Picture this: Molly's parents are off at their respective offices, under the assumption that their daughter is doing her homework--or at least taking in something broadening on the History Channel. She, meanwhile, is planted in front of the tube while Martha demonstrates how the fall foliage in your backyard can, with a little imagination, be transformed into the perfect centerpiece for that festive Sunday brunch.
Molly's parents didn't panic. They are pretty cool, even by Molly's standards. When we all discussed the incident over supper last Sunday at a homey restaurant called the Cafe not far from where Molly and her parents live, voices were not raised. Under the circumstances, I felt it might be all right to ask Molly what she thought of Martha Stewart.
"She seems to have a lot of time on her hands," Molly said. That remark indicated to me that Molly had come away from the experience unscathed. A little later in the meal, though, it was revealed that the same could not be said for her experience with the television advertising campaign against drug use.

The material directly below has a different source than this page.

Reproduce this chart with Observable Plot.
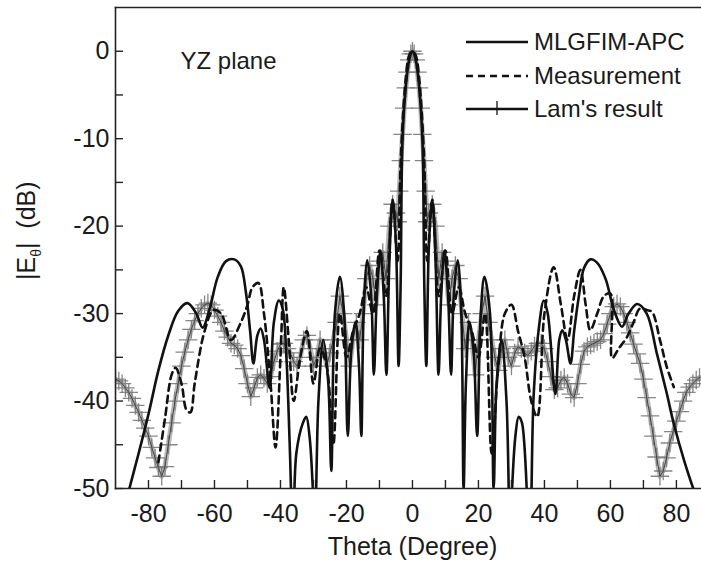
<!DOCTYPE html>
<html><head><meta charset="utf-8">
<script src="https://cdn.jsdelivr.net/npm/d3@7"></script>
<script src="https://cdn.jsdelivr.net/npm/@observablehq/plot@0.6"></script>
<style>
html,body{margin:0;padding:0;background:#fff;overflow:hidden}
#wrap{position:relative;width:701px;height:570px}
#legend{position:absolute;left:0;top:0}
</style></head><body><div id="wrap"></div>
<script>
const seriesNames = ["MLGFIM-APC", "Measurement", "Lam's result"];
const xMajorTicks = [-80, -60, -40, -20, 0, 20, 40, 60, 80];
const xMinorTicks = [-70, -50, -30, -10, 10, 30, 50, 70];
const yMajorTicks = [0, -10, -20, -30, -40, -50];
const yMinorTicks = [-5, -15, -25, -35, -45];
const xLabel = "Theta (Degree)";
const yLabel = "|Eθ|  (dB)";
const planeLabel = "YZ plane";

// MLGFIM-APC (solid)
const simTheta = [-86.5,-83,-80,-77,-74,-71,-68.2,-65.5,-63.6,-61.5,-59,-56.5,-54,-52,-50.5,-49.2,-48.2,-47,-46,-45,-43.3,-42,-40.5,-39.3,-38.2,-37.2,-36.2,-35.2,-33.2,-32.2,-31.2,-30.2,-29.6,-28.5,-27,-25.5,-24.6,-23.5,-22,-20.7,-19.6,-18.5,-17.3,-16.2,-15.5,-14.8,-13.7,-12.5,-11.7,-10.8,-9.7,-8.7,-7.9,-7,-6,-5,-4.2,-3.6,-3,-2,-1,0,1,2,3,3.6,4.2,5,6,7,7.9,8.7,9.7,10.8,11.7,12.5,13.7,14.8,15.5,16.2,17.3,18.5,19.6,20.7,21.8,23.5,24.6,25.5,27,28.5,29.6,30.2,31.2,32.2,33.2,35.5,36.7,38.2,39.8,41,43.3,44.5,45.4,46.5,47.9,49,50.4,52,53.9,56,58.5,61,63.5,65.5,68.1,71,74.1,77,79.2,82.5,86];
const simDb = [-51,-46,-41.5,-36.5,-32.5,-29.7,-28.8,-30,-31.6,-29.5,-25.8,-24,-23.8,-24.6,-27.5,-32,-35.7,-32.5,-31.7,-33,-38.5,-31,-28.5,-29.5,-35,-45,-56,-46,-42.5,-41.8,-44,-50,-56,-40,-33,-38,-48,-30,-25.8,-30,-44,-34,-31,-36,-44,-30,-23.9,-28,-37,-28,-22.8,-28,-37,-24,-17,-22,-36,-27,-10,-4,-1,0,-1,-4,-10,-27,-36,-22,-17,-24,-37,-28,-22.8,-28,-37,-28,-23.9,-30,-50,-38,-31,-34,-44,-30,-25.8,-30,-50,-38,-33,-40,-56,-50,-44,-41.8,-42.5,-56,-39.6,-32,-28.5,-30,-39.2,-33,-31.9,-33,-35.7,-32,-28.1,-24.8,-23.8,-24.2,-26,-29.5,-31.5,-30,-28.9,-30,-34.6,-39,-42.6,-47,-51];

// Measurement (dashed)
const measTheta = [-77,-75,-73,-71.8,-70,-68.5,-67.3,-66,-63,-60.3,-58,-55,-52,-50,-48.5,-46.7,-45,-43,-41.5,-40,-39,-37.5,-36,-34,-32,-30,-28,-26,-24,-22,-20,-18,-16,-14,-12,-10,-8,-6,-4.5,-3.5,-2,-1,0,1,2,3.5,4.5,6,8,10,12,14,16,18,20,22,24,26,28,30,32,34,36,37.8,40,42.8,45,47,49,50.9,52.5,53.9,56,58,60,60.5,62.5,65,67,69,71,72.6,75,77,79.2];
const measDb = [-47,-42,-37,-36.2,-38,-41,-41.3,-38,-32,-29.6,-30,-33,-31,-29,-27,-26.5,-30,-38,-45.3,-35,-27,-33,-40,-35,-32,-38,-34,-36,-45,-30,-35,-32,-30,-27,-30,-22.8,-28,-17,-24,-12,-3,-0.5,0,-0.5,-3,-12,-24,-17,-28,-22.8,-30,-27,-30,-32,-35,-30,-46,-36,-30,-29,-32,-35,-40,-41.8,-30,-24.7,-29,-33,-28,-25,-29,-31.9,-30,-28,-27.7,-35.1,-34,-32.7,-31,-29.4,-29.6,-29.8,-33,-36,-38.4];

// Lam's result (+ markers)
const lamTheta = [-90,-89,-88,-87,-86,-85,-84,-83,-82,-81,-80,-79,-78,-77,-76,-75,-74,-73,-72,-71,-70,-69,-68,-67,-66,-65,-64,-63,-62,-61,-60,-59,-58,-57,-56,-55,-54,-53,-52,-51,-50,-49,-48,-47,-46,-45,-44,-43,-42,-41,-40,-39,-38,-37,-36,-35,-34,-33,-32,-31,-30,-29,-28,-27,-26,-25,-24,-23,-22,-21,-20,-19,-18,-17,-16,-15,-14,-13,-12,-11,-10,-9,-8,-7,-6,-5,-4.5,-4,-3.5,-3,-2.5,-2,-1.5,-1,-0.5,0,0.5,1,1.5,2,2.5,3,3.5,4,4.5,5,6,7,8,9,10,11,12,13,14,15,16,17,18,19,20,21,22,23,24,25,26,27,28,29,30,31,32,33,34,35,36,37,38,39,40,41,42,43,44,45,46,47,48,49,50,51,52,53,54,55,56,57,58,59,60,61,62,63,64,65,66,67,68,69,70,71,72,73,74,75,76,77,78,79,80,81,82,83,84,85,86,87];
const lamDb = [-37.5,-37.7,-38,-38.5,-39,-39.7,-40.5,-41.3,-42.2,-43.1,-44,-45.3,-46.5,-47.6,-48.6,-47.5,-45,-42.5,-40,-38,-36,-34.4,-33,-31.8,-30.8,-30,-29.4,-29,-28.8,-29,-29.6,-30.3,-31,-32,-32.7,-33.4,-33.6,-34,-34.8,-36.3,-38,-39.5,-38.5,-37.3,-37,-37.4,-38,-37.2,-35.5,-34.3,-33.5,-33.4,-34,-34.5,-35.5,-36,-35,-33,-32.5,-34,-36,-35,-33,-34,-36,-34.5,-33,-31,-28,-30,-33,-36,-33,-31,-33,-30,-26,-24.5,-26,-29,-24,-23,-26,-20,-17.5,-18.5,-19.5,-16,-12.5,-9.5,-6.5,-4.2,-2.4,-1,-0.3,0,-0.3,-1,-2.4,-4.2,-6.5,-9.5,-12.5,-16,-19.5,-18.5,-17.5,-20,-26,-23,-24,-29,-26,-24.5,-26,-30,-34,-31,-33,-37,-33,-30,-28,-31,-33,-35,-36.5,-34,-33,-35,-36,-34.5,-33.8,-34,-34.5,-34.8,-34.3,-33.7,-33.4,-33.4,-34,-35.5,-37.2,-38.7,-38.5,-37.6,-37.3,-38,-39.2,-39.6,-38,-35.8,-34.3,-33.8,-33.6,-33.4,-33.2,-33,-32.3,-31.2,-30,-29.2,-28.9,-29.2,-30,-31,-32.2,-33.5,-34.6,-35.7,-37.5,-39.6,-41.7,-44,-46.4,-48.6,-48,-46.5,-44.8,-43.5,-42.3,-41.2,-40,-39,-38.4,-38,-37.6,-37.3];

const sim = simTheta.map((t, i) => ({theta: t, db: simDb[i]}));
const meas = measTheta.map((t, i) => ({theta: t, db: measDb[i]}));
const lam = lamTheta.map((t, i) => ({theta: t, db: lamDb[i]}));

const font = "'Liberation Sans', Arial, Helvetica, sans-serif";

const chart = Plot.plot({
  width: 701,
  height: 570,
  marginLeft: 115,
  marginRight: 0,
  marginTop: 7,
  marginBottom: 82,
  style: {fontFamily: font, fontSize: "25px", color: "#1a1a1a", background: "#fff"},
  x: {domain: [-90, 87.6]},
  y: {domain: [-50, 5]},
  marks: [
    Plot.line(lam, {x: "theta", y: "db", stroke: "#a8a8a8", strokeWidth: 5, strokeOpacity: 0.8, clip: true}),
    Plot.dot(lam, {x: "theta", y: "db", symbol: "plus", r: 6, stroke: "#7a7a7a", strokeWidth: 1.3, strokeOpacity: 0.9, clip: true}),
    Plot.line(lam, {x: "theta", y: "db", stroke: "#444", strokeWidth: 1, clip: true}),
    Plot.line(meas, {x: "theta", y: "db", stroke: "#111", strokeWidth: 2.6, strokeDasharray: "7,5", curve: "catmull-rom", clip: true}),
    Plot.line(sim, {x: "theta", y: "db", stroke: "#111", strokeWidth: 2.6, curve: "catmull-rom", clip: true}),
    Plot.frame({anchor: "left", stroke: "#222", strokeWidth: 1.6}),
    Plot.frame({anchor: "bottom", stroke: "#222", strokeWidth: 1.6}),
    Plot.frame({anchor: "top", stroke: "#222", strokeWidth: 1.6}),
    Plot.axisX({ticks: [...xMajorTicks, ...xMinorTicks], tickSize: -8, tickFormat: () => "", stroke: "#222", strokeWidth: 1.4, label: null}),
    Plot.axisX({ticks: xMajorTicks, tickSize: 0, tickPadding: 16, fontSize: 25, tickFormat: d => String(d), label: null}),
    Plot.axisY({ticks: [...yMajorTicks, ...yMinorTicks], tickSize: -8, tickFormat: () => "", stroke: "#222", strokeWidth: 1.4, label: null}),
    Plot.axisY({ticks: yMajorTicks, tickSize: 0, tickPadding: 6, fontSize: 25, tickFormat: d => String(d), label: null}),
    Plot.text([xLabel], {frameAnchor: "bottom", dy: 66, dx: 4, fontSize: 25, text: d => d}),
    Plot.text([yLabel], {frameAnchor: "left", dx: -89, dy: 32, rotate: -90, fontSize: 25, text: d => d}),
    Plot.text([planeLabel], {frameAnchor: "top-left", dx: 65, dy: 61, textAnchor: "start", lineAnchor: "bottom", fontSize: 24, text: d => d})
  ]
});

document.getElementById("wrap").appendChild(chart);

// subscript theta in the y label
d3.select(chart).selectAll("text").filter(function() { return this.textContent === yLabel; })
  .each(function() {
    const t = d3.select(this);
    t.text("");
    t.append("tspan").text("|E");
    t.append("tspan").attr("font-size", 14).attr("dy", 6).text("θ");
    t.append("tspan").attr("dy", -6).text("|  (dB)");
  });

// legend overlay
const leg = d3.select("#wrap").append("svg").attr("id", "legend")
  .attr("width", 701).attr("height", 140)
  .style("font-family", font);
const rowY = [42, 76, 109];
seriesNames.forEach((name, i) => {
  const g = leg.append("g").attr("transform", `translate(0,${rowY[i]})`);
  g.append("line").attr("x1", 466).attr("x2", 528).attr("y1", 0).attr("y2", 0)
    .attr("stroke", "#111").attr("stroke-width", 2.6)
    .attr("stroke-dasharray", i === 1 ? "7,5" : null);
  if (i === 2) g.append("line").attr("x1", 497).attr("x2", 497).attr("y1", -8).attr("y2", 6)
    .attr("stroke", "#111").attr("stroke-width", 1.3);
  g.append("text").attr("x", 534).attr("y", 8).attr("font-size", 24).attr("fill", "#1a1a1a").text(name);
});
</script></body></html>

This came out while we were discussing the Cafe's profound understanding of breakfast. I had introduced that subject after Molly was kind enough to allow me a taste of what she'd ordered as a main course--a dish that I would associate with breakfast but the restaurant carries on the menu throughout the day as "Potatoes from Heaven."
When somebody said the chef did have a great touch with omelets, Molly made the sort of face I became familiar with when our own children were growing up. I associate it with a painfully evocative phrase that one of my daughters used at an early age for food she found revolting--"guts and throw-up."
Why does Molly shudder at the thought of eating eggs? Because several years ago, she saw the most famous antidrug commercial ever aired. The spot opens with a shot of a raw egg while a voice says, "This is your brain." The egg is then dumped onto a sizzling griddle while the voice says, "This is your brain on drugs." The commercial may well have put a number of teenagers off drugs. It put at least one six-year-old off eggs.
But, you might be thinking, the commercial still did some good for Molly: she must have the lowest cholesterol count in the entire sixth grade. I wouldn't know about that. One of the many pleasant characteristics of my conversations with Molly is that she never talks about cholesterol.
No, the lesson I would draw from Molly's problem with eggs is that old one about unintended consequences. It's the lesson that was always drawn from the Soviet propaganda film of cold war legend that had been intended to demonstrate the brutality of strike-busting thugs beating peaceful American workers but apparently left Russian audiences impressed instead with the fact that all the workers seemed to be wearing decent shoes.
Given the possibility of unintended consequences, should Molly's parents let antidrug messages through? What about Martha Stewart? Would throwing a V-chip block on Martha Stewart be extreme? Maybe. But how would they feel if they arrived home one day and found Molly arranging fall foliage into a perfect centerpiece?